* Task brief
Copy each line of the data below exactly, leaving out pictures.

* Supplied information
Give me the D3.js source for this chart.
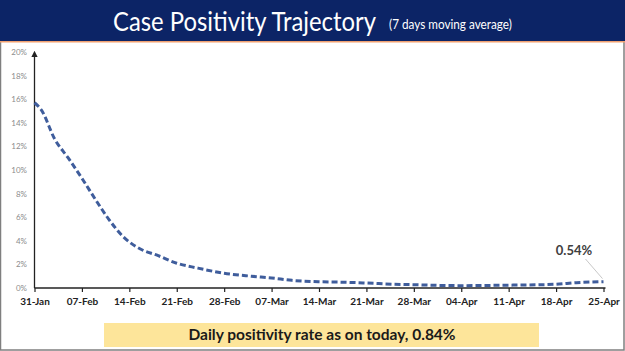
<!DOCTYPE html>
<html>
<head>
<meta charset="utf-8">
<script src="https://cdn.jsdelivr.net/npm/d3@7"></script>
<style>
  html, body { margin: 0; padding: 0; background: #fff; }
  svg { display: block; }
</style>
</head>
<body>
<div id="chart"></div>
<script>
// 7-day moving average of case positivity
const dates = ["2021-01-31","2021-02-01","2021-02-03","2021-02-05","2021-02-07","2021-02-09",
  "2021-02-11","2021-02-13","2021-02-14","2021-02-16","2021-02-18","2021-02-21","2021-02-24",
  "2021-02-28","2021-03-04","2021-03-07","2021-03-10","2021-03-14","2021-03-17","2021-03-21",
  "2021-03-25","2021-03-28","2021-04-01","2021-04-04","2021-04-08","2021-04-11","2021-04-15",
  "2021-04-18","2021-04-21","2021-04-25"];
const positivity = [15.7, 15.1, 12.6, 11.0, 9.3, 7.5,
  5.8, 4.4, 3.9, 3.2, 2.8, 2.1, 1.7,
  1.25, 1.0, 0.85, 0.65, 0.53, 0.5, 0.42,
  0.32, 0.28, 0.22, 0.2, 0.22, 0.24, 0.27,
  0.32, 0.45, 0.54];
const xTickLabels = ["31-Jan","07-Feb","14-Feb","21-Feb","28-Feb","07-Mar","14-Mar",
  "21-Mar","28-Mar","04-Apr","11-Apr","18-Apr","25-Apr"];
const yTicks = [0, 2, 4, 6, 8, 10, 12, 14, 16, 18, 20];
const title = "Case Positivity Trajectory";
const subtitle = "(7 days moving average)";
const lastLabel = "0.54%";
const footnote = "Daily positivity rate as on today, 0.84%";

const W = 625, H = 351;
const parse = d3.timeParse("%Y-%m-%d");
const data = dates.map((d, i) => ({ date: parse(d), value: positivity[i] }));

const svg = d3.select("#chart").append("svg")
  .attr("width", W).attr("height", H);

// frame + header
svg.append("rect").attr("x", 0.5).attr("y", 0.5).attr("width", W - 1.5).attr("height", H - 1.5)
  .attr("fill", "#fff").attr("stroke", "#7f7f7f").attr("stroke-width", 1.5);
svg.append("rect").attr("x", 0).attr("y", 0).attr("width", W).attr("height", 41)
  .attr("fill", "#0c2466");
svg.append("rect").attr("x", 0).attr("y", 41).attr("width", W).attr("height", 1.5)
  .attr("fill", "#f0a070");

// squeeze header texts horizontally to the reference widths
function fitText(str, x0, y0, size, width) {
  const t = svg.append("text")
    .attr("font-family", "Lato, sans-serif").attr("font-size", size).attr("fill", "#fff")
    .text(str);
  const len = t.node().getComputedTextLength();
  t.attr("transform", `translate(${x0},${y0}) scale(${width / len},1)`);
}
fitText(title, 113, 31, 27, 263);
fitText(subtitle, 389, 29, 12.5, 123);

const x = d3.scaleTime()
  .domain([parse("2021-01-31"), parse("2021-04-25")])
  .range([34.5, 603.5]);
const y = d3.scaleLinear().domain([0, 20]).range([288, 52]);

// y axis with arrow
const defs = svg.append("defs");
defs.append("marker").attr("id", "arrow")
  .attr("viewBox", "0 0 10 10").attr("refX", 5).attr("refY", 5)
  .attr("markerWidth", 5).attr("markerHeight", 6).attr("orient", "auto")
  .append("path").attr("d", "M0,0L10,5L0,10z").attr("fill", "#222");
svg.append("line")
  .attr("x1", x.range()[0]).attr("x2", x.range()[0])
  .attr("y1", y(0)).attr("y2", y(20) + 2)
  .attr("stroke", "#222").attr("stroke-width", 1.3)
  .attr("marker-end", "url(#arrow)");

svg.append("g").selectAll("text").data(yTicks).join("text")
  .attr("x", 27).attr("y", d => y(d) + 3)
  .attr("text-anchor", "end")
  .attr("font-family", "Lato, sans-serif").attr("font-size", 8).attr("fill", "#8c8c8c")
  .text(d => d + "%");

// x axis
const xTickDates = xTickLabels.map((_, i) => d3.timeDay.offset(x.domain()[0], i * 7));
const xAxis = d3.axisBottom(x)
  .tickValues(xTickDates)
  .tickFormat((d, i) => xTickLabels[i])
  .tickSize(4).tickSizeOuter(0).tickPadding(6);
const gx = svg.append("g").attr("transform", `translate(0,${y(0)})`).call(xAxis);
gx.select(".domain").attr("stroke", "#222").attr("stroke-width", 1.3)
  .attr("d", `M${x.range()[0]},0H${x.range()[1] + 2}`);
gx.selectAll(".tick line").attr("stroke", "#222").attr("stroke-width", 1.2);
gx.selectAll(".tick text")
  .attr("font-family", "Lato, sans-serif").attr("font-size", 10)
  .attr("font-weight", "bold").attr("fill", "#222");

// line
const line = d3.line()
  .x(d => x(d.date))
  .y(d => y(d.value))
  .curve(d3.curveMonotoneX);
svg.append("path").datum(data)
  .attr("fill", "none").attr("stroke", "#3f5d9c").attr("stroke-width", 3)
  .attr("stroke-dasharray", "6,3")
  .attr("d", line);

// last value label
const last = data[data.length - 1];
svg.append("line")
  .attr("x1", x(last.date) - 18).attr("y1", 259)
  .attr("x2", x(last.date) - 1).attr("y2", y(last.value) - 3)
  .attr("stroke", "#c8c8c8").attr("stroke-width", 1);
svg.append("text").attr("x", 574).attr("y", 255)
  .attr("text-anchor", "middle")
  .attr("font-family", "Lato, sans-serif").attr("font-size", 13).attr("font-weight", "bold")
  .attr("fill", "#404040")
  .text(lastLabel);

// footnote box
svg.append("rect").attr("x", 104).attr("y", 323).attr("width", 435).attr("height", 24)
  .attr("fill", "#fde59a");
svg.append("text").attr("x", 322).attr("y", 340)
  .attr("text-anchor", "middle")
  .attr("font-family", "Lato, sans-serif").attr("font-size", 15.5).attr("font-weight", "bold")
  .attr("fill", "#1a1a1a")
  .text(footnote);
</script>
</body>
</html>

* Full answer
Give me the D3.js source for this chart.
<!DOCTYPE html>
<html>
<head>
<meta charset="utf-8">
<script src="https://cdn.jsdelivr.net/npm/d3@7"></script>
<style>
  html, body { margin: 0; padding: 0; background: #fff; }
  svg { display: block; }
</style>
</head>
<body>
<div id="chart"></div>
<script>
// 7-day moving average of case positivity
const dates = ["2021-01-31","2021-02-01","2021-02-03","2021-02-05","2021-02-07","2021-02-09",
  "2021-02-11","2021-02-13","2021-02-14","2021-02-16","2021-02-18","2021-02-21","2021-02-24",
  "2021-02-28","2021-03-04","2021-03-07","2021-03-10","2021-03-14","2021-03-17","2021-03-21",
  "2021-03-25","2021-03-28","2021-04-01","2021-04-04","2021-04-08","2021-04-11","2021-04-15",
  "2021-04-18","2021-04-21","2021-04-25"];
const positivity = [15.7, 15.1, 12.6, 11.0, 9.3, 7.5,
  5.8, 4.4, 3.9, 3.2, 2.8, 2.1, 1.7,
  1.25, 1.0, 0.85, 0.65, 0.53, 0.5, 0.42,
  0.32, 0.28, 0.22, 0.2, 0.22, 0.24, 0.27,
  0.32, 0.45, 0.54];
const xTickLabels = ["31-Jan","07-Feb","14-Feb","21-Feb","28-Feb","07-Mar","14-Mar",
  "21-Mar","28-Mar","04-Apr","11-Apr","18-Apr","25-Apr"];
const yTicks = [0, 2, 4, 6, 8, 10, 12, 14, 16, 18, 20];
const title = "Case Positivity Trajectory";
const subtitle = "(7 days moving average)";
const lastLabel = "0.54%";
const footnote = "Daily positivity rate as on today, 0.84%";

const W = 625, H = 351;
const parse = d3.timeParse("%Y-%m-%d");
const data = dates.map((d, i) => ({ date: parse(d), value: positivity[i] }));

const svg = d3.select("#chart").append("svg")
  .attr("width", W).attr("height", H);

// frame + header
svg.append("rect").attr("x", 0.5).attr("y", 0.5).attr("width", W - 1.5).attr("height", H - 1.5)
  .attr("fill", "#fff").attr("stroke", "#7f7f7f").attr("stroke-width", 1.5);
svg.append("rect").attr("x", 0).attr("y", 0).attr("width", W).attr("height", 41)
  .attr("fill", "#0c2466");
svg.append("rect").attr("x", 0).attr("y", 41).attr("width", W).attr("height", 1.5)
  .attr("fill", "#f0a070");

// squeeze header texts horizontally to the reference widths
function fitText(str, x0, y0, size, width) {
  const t = svg.append("text")
    .attr("font-family", "Lato, sans-serif").attr("font-size", size).attr("fill", "#fff")
    .text(str);
  const len = t.node().getComputedTextLength();
  t.attr("transform", `translate(${x0},${y0}) scale(${width / len},1)`);
}
fitText(title, 113, 31, 27, 263);
fitText(subtitle, 389, 29, 12.5, 123);

const x = d3.scaleTime()
  .domain([parse("2021-01-31"), parse("2021-04-25")])
  .range([34.5, 603.5]);
const y = d3.scaleLinear().domain([0, 20]).range([288, 52]);

// y axis with arrow
const defs = svg.append("defs");
defs.append("marker").attr("id", "arrow")
  .attr("viewBox", "0 0 10 10").attr("refX", 5).attr("refY", 5)
  .attr("markerWidth", 5).attr("markerHeight", 6).attr("orient", "auto")
  .append("path").attr("d", "M0,0L10,5L0,10z").attr("fill", "#222");
svg.append("line")
  .attr("x1", x.range()[0]).attr("x2", x.range()[0])
  .attr("y1", y(0)).attr("y2", y(20) + 2)
  .attr("stroke", "#222").attr("stroke-width", 1.3)
  .attr("marker-end", "url(#arrow)");

svg.append("g").selectAll("text").data(yTicks).join("text")
  .attr("x", 27).attr("y", d => y(d) + 3)
  .attr("text-anchor", "end")
  .attr("font-family", "Lato, sans-serif").attr("font-size", 8).attr("fill", "#8c8c8c")
  .text(d => d + "%");

// x axis
const xTickDates = xTickLabels.map((_, i) => d3.timeDay.offset(x.domain()[0], i * 7));
const xAxis = d3.axisBottom(x)
  .tickValues(xTickDates)
  .tickFormat((d, i) => xTickLabels[i])
  .tickSize(4).tickSizeOuter(0).tickPadding(6);
const gx = svg.append("g").attr("transform", `translate(0,${y(0)})`).call(xAxis);
gx.select(".domain").attr("stroke", "#222").attr("stroke-width", 1.3)
  .attr("d", `M${x.range()[0]},0H${x.range()[1] + 2}`);
gx.selectAll(".tick line").attr("stroke", "#222").attr("stroke-width", 1.2);
gx.selectAll(".tick text")
  .attr("font-family", "Lato, sans-serif").attr("font-size", 10)
  .attr("font-weight", "bold").attr("fill", "#222");

// line
const line = d3.line()
  .x(d => x(d.date))
  .y(d => y(d.value))
  .curve(d3.curveMonotoneX);
svg.append("path").datum(data)
  .attr("fill", "none").attr("stroke", "#3f5d9c").attr("stroke-width", 3)
  .attr("stroke-dasharray", "6,3")
  .attr("d", line);

// last value label
const last = data[data.length - 1];
svg.append("line")
  .attr("x1", x(last.date) - 18).attr("y1", 259)
  .attr("x2", x(last.date) - 1).attr("y2", y(last.value) - 3)
  .attr("stroke", "#c8c8c8").attr("stroke-width", 1);
svg.append("text").attr("x", 574).attr("y", 255)
  .attr("text-anchor", "middle")
  .attr("font-family", "Lato, sans-serif").attr("font-size", 13).attr("font-weight", "bold")
  .attr("fill", "#404040")
  .text(lastLabel);

// footnote box
svg.append("rect").attr("x", 104).attr("y", 323).attr("width", 435).attr("height", 24)
  .attr("fill", "#fde59a");
svg.append("text").attr("x", 322).attr("y", 340)
  .attr("text-anchor", "middle")
  .attr("font-family", "Lato, sans-serif").attr("font-size", 15.5).attr("font-weight", "bold")
  .attr("fill", "#1a1a1a")
  .text(footnote);
</script>
</body>
</html>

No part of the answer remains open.